Plotting code records:
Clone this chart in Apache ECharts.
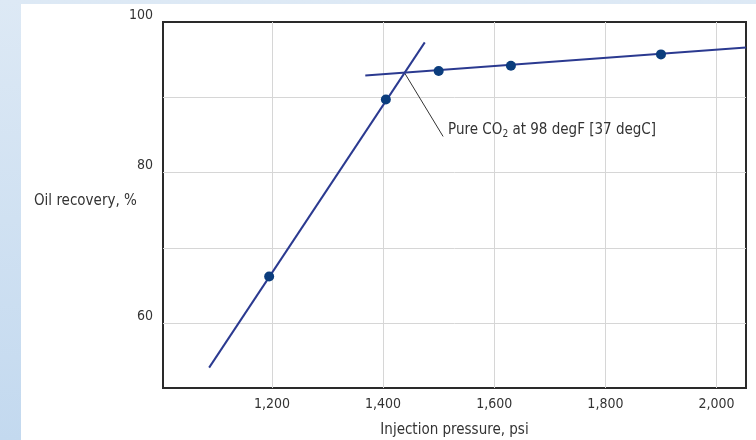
<!DOCTYPE html>
<html>
<head>
<meta charset="utf-8">
<script src="https://cdn.jsdelivr.net/npm/echarts@6/dist/echarts.min.js"></script>
<style>
  html, body { margin: 0; padding: 0; }
  body {
    width: 756px; height: 440px; position: relative; overflow: hidden;
    background: linear-gradient(to bottom, #dde9f5, #c3d9ef);
  }
  .panel { position: absolute; left: 21px; top: 4px; right: 0; bottom: 0; background: #fff; }
  #chart { position: absolute; left: 0; top: 0; width: 756px; height: 440px; }
</style>
</head>
<body>
<div class="panel"></div>
<div id="chart"></div>
<script>
// measured points
var pressure = [1195, 1405, 1500, 1630, 1900];
var recovery = [66.2, 89.7, 93.5, 94.2, 95.7];

// fitted lines (end points)
var steepX = [1087, 1475];
var steepY = [54.1, 97.3];
var flatX = [1368, 2053];
var flatY = [92.9, 96.6];

// leader line for the note
var leaderX = [1439, 1508];
var leaderY = [93.2, 84.8];

var xMin = 1004, xMax = 2053;
var yMin = 51.4, yMax = 100;

var font = '"Liberation Sans Narrow", "DejaVu Sans Condensed", "Roboto", sans-serif';

function pairs(xs, ys) {
  return xs.map(function (x, i) { return [x, ys[i]]; });
}

var myChart = echarts.init(document.getElementById('chart'));

var option = {
  backgroundColor: 'transparent',
  animation: false,
  textStyle: { fontFamily: font },
  grid: {
    left: 163, top: 22, right: 10, bottom: 52,
    outerBoundsMode: 'none',
    containLabel: false,
    show: true, borderColor: '#2a2a2a', borderWidth: 2
  },
  xAxis: {
    type: 'value',
    min: xMin, max: xMax,
    name: 'Injection pressure, psi',
    nameLocation: 'middle',
    nameGap: 35,
    nameTextStyle: { color: '#333', fontSize: 15, fontFamily: font },
    axisLine: { show: false },
    axisTick: { show: false },
    splitLine: { showMinLine: false, showMaxLine: false, lineStyle: { color: '#d6d6d6', width: 1 } },
    axisLabel: {
      color: '#333', fontSize: 14, margin: 9, fontFamily: font,
      formatter: function (v) {
        return v % 200 === 0 ? v.toLocaleString('en-US') : '';
      }
    }
  },
  yAxis: {
    type: 'value',
    min: yMin, max: yMax,
    axisLine: { show: false },
    axisTick: { show: false },
    splitLine: { showMinLine: false, showMaxLine: false, lineStyle: { color: '#d6d6d6', width: 1 } },
    axisLabel: {
      color: '#333', fontSize: 14, margin: 10, fontFamily: font,
      verticalAlign: 'bottom',
      formatter: function (v) { return v % 20 === 0 ? String(v) : ''; }
    }
  },
  graphic: [{
    type: 'text', left: 34, top: 194,
    style: { text: 'Oil recovery, %', fill: '#333', fontSize: 15, fontFamily: font }
  }],
  series: [
    {
      type: 'line', data: pairs(steepX, steepY), symbol: 'none',
      lineStyle: { color: '#2b3a90', width: 2 }, clip: true, z: 2
    },
    {
      type: 'line', data: pairs(flatX, flatY), symbol: 'none',
      lineStyle: { color: '#2b3a90', width: 2 }, clip: true, z: 2
    },
    {
      type: 'line', data: pairs(leaderX, leaderY), symbol: 'none',
      lineStyle: { color: '#333', width: 1 }, z: 1,
      endLabel: {
        show: true, distance: 5, offset: [0, -6],
        formatter: '{a|Pure CO}{s|2}{a| at 98 degF [37 degC]}',
        rich: {
          a: { fontSize: 15, color: '#333', fontFamily: font },
          s: { fontSize: 10, color: '#333', fontFamily: font, padding: [8, 0, 0, 0] }
        }
      }
    },
    {
      type: 'scatter', data: pairs(pressure, recovery),
      symbolSize: 10, itemStyle: { color: '#0b3d7d', opacity: 1 }, z: 3
    }
  ]
};

myChart.setOption(option);
</script>
</body>
</html>
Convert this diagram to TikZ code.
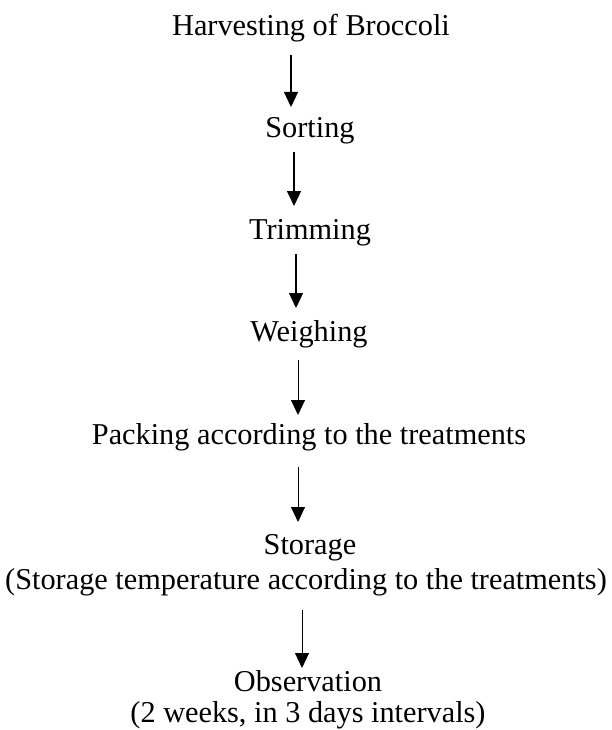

> SHORT PROBLEM
All of the records need repeating exactly, except for the pictures.

> TASK SOLUTION
Clone this chart in Apache ECharts.
<!DOCTYPE html>
<html>
<head>
<meta charset="utf-8">
<script src="https://cdn.jsdelivr.net/npm/echarts@6/dist/echarts.min.js"></script>
<style>
  html, body { margin: 0; padding: 0; }
  body {
    width: 756px; height: 440px; position: relative; overflow: hidden;
    background: linear-gradient(to bottom, #dde9f5, #c3d9ef);
  }
  .panel { position: absolute; left: 21px; top: 4px; right: 0; bottom: 0; background: #fff; }
  #chart { position: absolute; left: 0; top: 0; width: 756px; height: 440px; }
</style>
</head>
<body>
<div class="panel"></div>
<div id="chart"></div>
<script>
// measured points
var pressure = [1195, 1405, 1500, 1630, 1900];
var recovery = [66.2, 89.7, 93.5, 94.2, 95.7];

// fitted lines (end points)
var steepX = [1087, 1475];
var steepY = [54.1, 97.3];
var flatX = [1368, 2053];
var flatY = [92.9, 96.6];

// leader line for the note
var leaderX = [1439, 1508];
var leaderY = [93.2, 84.8];

var xMin = 1004, xMax = 2053;
var yMin = 51.4, yMax = 100;

var font = '"Liberation Sans Narrow", "DejaVu Sans Condensed", "Roboto", sans-serif';

function pairs(xs, ys) {
  return xs.map(function (x, i) { return [x, ys[i]]; });
}

var myChart = echarts.init(document.getElementById('chart'));

var option = {
  backgroundColor: 'transparent',
  animation: false,
  textStyle: { fontFamily: font },
  grid: {
    left: 163, top: 22, right: 10, bottom: 52,
    outerBoundsMode: 'none',
    containLabel: false,
    show: true, borderColor: '#2a2a2a', borderWidth: 2
  },
  xAxis: {
    type: 'value',
    min: xMin, max: xMax,
    name: 'Injection pressure, psi',
    nameLocation: 'middle',
    nameGap: 35,
    nameTextStyle: { color: '#333', fontSize: 15, fontFamily: font },
    axisLine: { show: false },
    axisTick: { show: false },
    splitLine: { showMinLine: false, showMaxLine: false, lineStyle: { color: '#d6d6d6', width: 1 } },
    axisLabel: {
      color: '#333', fontSize: 14, margin: 9, fontFamily: font,
      formatter: function (v) {
        return v % 200 === 0 ? v.toLocaleString('en-US') : '';
      }
    }
  },
  yAxis: {
    type: 'value',
    min: yMin, max: yMax,
    axisLine: { show: false },
    axisTick: { show: false },
    splitLine: { showMinLine: false, showMaxLine: false, lineStyle: { color: '#d6d6d6', width: 1 } },
    axisLabel: {
      color: '#333', fontSize: 14, margin: 10, fontFamily: font,
      verticalAlign: 'bottom',
      formatter: function (v) { return v % 20 === 0 ? String(v) : ''; }
    }
  },
  graphic: [{
    type: 'text', left: 34, top: 194,
    style: { text: 'Oil recovery, %', fill: '#333', fontSize: 15, fontFamily: font }
  }],
  series: [
    {
      type: 'line', data: pairs(steepX, steepY), symbol: 'none',
      lineStyle: { color: '#2b3a90', width: 2 }, clip: true, z: 2
    },
    {
      type: 'line', data: pairs(flatX, flatY), symbol: 'none',
      lineStyle: { color: '#2b3a90', width: 2 }, clip: true, z: 2
    },
    {
      type: 'line', data: pairs(leaderX, leaderY), symbol: 'none',
      lineStyle: { color: '#333', width: 1 }, z: 1,
      endLabel: {
        show: true, distance: 5, offset: [0, -6],
        formatter: '{a|Pure CO}{s|2}{a| at 98 degF [37 degC]}',
        rich: {
          a: { fontSize: 15, color: '#333', fontFamily: font },
          s: { fontSize: 10, color: '#333', fontFamily: font, padding: [8, 0, 0, 0] }
        }
      }
    },
    {
      type: 'scatter', data: pairs(pressure, recovery),
      symbolSize: 10, itemStyle: { color: '#0b3d7d', opacity: 1 }, z: 3
    }
  ]
};

myChart.setOption(option);
</script>
</body>
</html>
Convert this diagram to TikZ code.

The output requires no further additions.